3) Allowing the father to be articulate. I'm fine with the father being distant. I'm fine with the father having fights with the mother about the kids, careers, the shrink, etc. But for a guy who's supposed to write for a living, he's remarkably inarticulate. Maybe other people see this kind of ineptitude and repression at every turn as true to life. I guess I expect people who have a way with words and ideas to show it from time to time.

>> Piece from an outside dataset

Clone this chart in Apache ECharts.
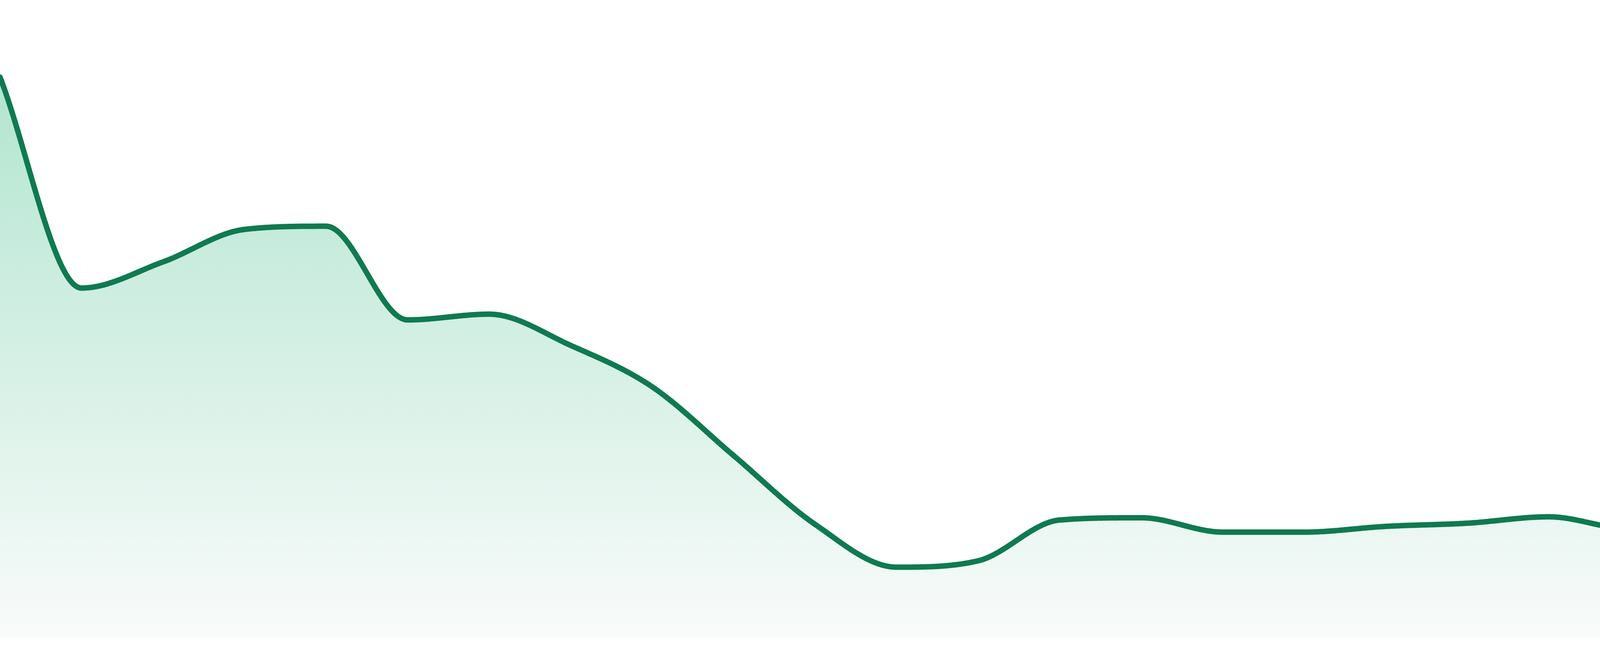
<!DOCTYPE html>
<html>
<head>
<meta charset="utf-8">
<script src="https://cdn.jsdelivr.net/npm/echarts@6/dist/echarts.min.js"></script>
<style>
html,body{margin:0;padding:0;background:#ffffff;}
#chart{width:4800px;height:1680px;}
</style>
</head>
<body>
<div id="chart"></div>
<script>
var categories = ['1','2','3','4','5','6','7','8','9','10','11','12','13','14','15','16','17','18','19','20','21','22','23','24'];
var values = [87.9, 54.8, 58.9, 64.0, 64.5, 49.8, 50.7, 45.8, 39.3, 28.5, 17.7, 11.0, 12.0, 18.4, 18.75, 16.5, 16.5, 17.4, 17.9, 18.9, 17.0, 19.5, 18.0, 17.2];
var yMin = 0;
var yMax = 100;

var lineColor = '#0f7a50';
var areaTop = '#b2e5d0';
var areaBottom = '#f9fbfa';

// monotone cubic (Fritsch-Carlson) tangents in pixel space
function monotoneTangents(pts) {
  var n = pts.length, d = [], m = [];
  for (var i = 0; i < n - 1; i++) {
    var dx = pts[i + 1][0] - pts[i][0];
    d[i] = dx !== 0 ? (pts[i + 1][1] - pts[i][1]) / dx : 0;
  }
  for (i = 0; i < n; i++) {
    if (i === 0) m[i] = d[0];
    else if (i === n - 1) m[i] = d[n - 2];
    else if (Math.sign(d[i - 1]) !== Math.sign(d[i])) m[i] = 0;
    else m[i] = (d[i - 1] + d[i]) / 2;
  }
  for (i = 0; i < n - 1; i++) {
    if (Math.abs(d[i]) < 1e-9) { m[i] = 0; m[i + 1] = 0; continue; }
    var a = m[i] / d[i], b = m[i + 1] / d[i], s = a * a + b * b;
    if (s <= 9) continue;
    var t = 3 / Math.sqrt(s);
    m[i] = a * t * d[i];
    m[i + 1] = b * t * d[i];
  }
  return m;
}

function sampleCurve(pts, m, steps) {
  var out = [pts[0].slice()];
  for (var i = 0; i < pts.length - 1; i++) {
    var x0 = pts[i][0], y0 = pts[i][1], x1 = pts[i + 1][0], y1 = pts[i + 1][1];
    var h = (x1 - x0) / 3;
    var c1x = x0 + h, c1y = y0 + m[i] * h;
    var c2x = x1 - h, c2y = y1 - m[i + 1] * h;
    for (var k = 1; k <= steps; k++) {
      var t = k / steps, u = 1 - t;
      var bx = u * u * u * x0 + 3 * u * u * t * c1x + 3 * u * t * t * c2x + t * t * t * x1;
      var by = u * u * u * y0 + 3 * u * u * t * c1y + 3 * u * t * t * c2y + t * t * t * y1;
      out.push([bx, by]);
    }
  }
  return out;
}

var seriesData = values.map(function (v, i) { return [i, v]; });

var chart = echarts.init(document.getElementById('chart'), null, {renderer: 'canvas'});
chart.setOption({
  animation: false,
  backgroundColor: '#ffffff',
  grid: {left: 0, right: 0, top: 0, bottom: 48},
  xAxis: {
    type: 'category',
    data: categories,
    boundaryGap: false,
    show: false
  },
  yAxis: {
    type: 'value',
    min: yMin,
    max: yMax,
    show: false,
    splitLine: {show: false}
  },
  series: [{
    type: 'custom',
    coordinateSystem: 'cartesian2d',
    data: seriesData,
    encode: {x: 0, y: 1},
    clip: false,
    renderItem: function (params, api) {
      if (params.dataIndex !== 0) return null;
      var pts = values.map(function (v, i) { return api.coord([i, v]); });
      var base = api.coord([0, yMin])[1];
      var m = monotoneTangents(pts);
      var curve = sampleCurve(pts, m, 60);
      var area = curve.slice();
      area.push([curve[curve.length - 1][0], base]);
      area.push([curve[0][0], base]);
      return {
        type: 'group',
        children: [{
          type: 'polygon',
          shape: {points: area},
          style: {
            fill: new echarts.graphic.LinearGradient(0, 0, 0, 1, [
              {offset: 0, color: areaTop},
              {offset: 1, color: areaBottom}
            ]),
            stroke: null
          }
        }, {
          type: 'polyline',
          shape: {points: curve},
          style: {
            stroke: lineColor,
            lineWidth: 14,
            fill: null,
            lineCap: 'round',
            lineJoin: 'round'
          }
        }]
      };
    }
  }]
});
</script>
</body>
</html>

4) Turning monologues into dialogues. The mother’s rant about everything she’s angry about is great. But the dad has absolutely nothing to add; there’ s just a cut. The mother in the shrink’s office is a little mushy, but it’s plausible someone might think this kind of disorder is somehow about whether or not her kids love her or vice versa. But any psychologist/psychiatrist worth a damn would follow that up with a “look, your daughters not clapping three times in front of every door way just because you’re conflicted about not having a career and you feel guilty about resenting motherhood.” Conveniently jumping away in these scenes boosts the angst, but hides the obvious solutions. At the end we're supposed to go, "oh! there is a way out!" but I couldn't help thinking, "well, yeah, lady, if you actually listened to people you might have figured this out already."
This post is long and I'm sorry about that. But I'm curious as to what others think. Corrections? Additions? Admonitions?